The media behave recklessly and irresponsibly on climate change, and the president and all Democrats also ought to emphasize that, and challenge them to report the scientific facts and stop dishonestly acting as if there is legitimate debate on the issue. The science is there, and the science should be endlessly emphasized and reiterated, and any members of the media who cherry-pick from the miniscule number of denialists who have some sort of scientific credential, or who ignore scientists altogether in an effort to make of climate change but another partisan political argument, ought to be called to account. When the media fail to report honestly, they should be shamed and discredited for it. Just as the Republicans should be shamed and politically obliterated for it.
The scientific facts are clear, and the only remaining scientific questions are about the consequences of climate change, for the intricacies of climate are so much larger than we humans can comprehend, and those consequences are in fact turning out to be worse (pdf) than had been predicted.

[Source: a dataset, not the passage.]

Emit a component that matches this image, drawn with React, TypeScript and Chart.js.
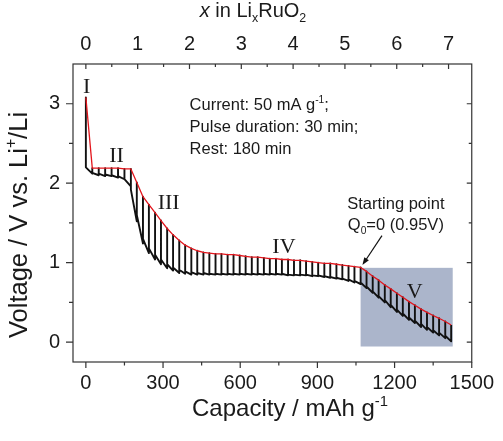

The public already is awake to the realities of climate change, and the Republicans deny and lie about those realities. By elevating the profile of climate change as a political issue, the Democrats can devastate the Republicans politically. And by politically devastating the greatest enemies of responsible action on climate change, the Democrats can thus make it not only politically possible but politically imminent for responsible action on climate change to happen.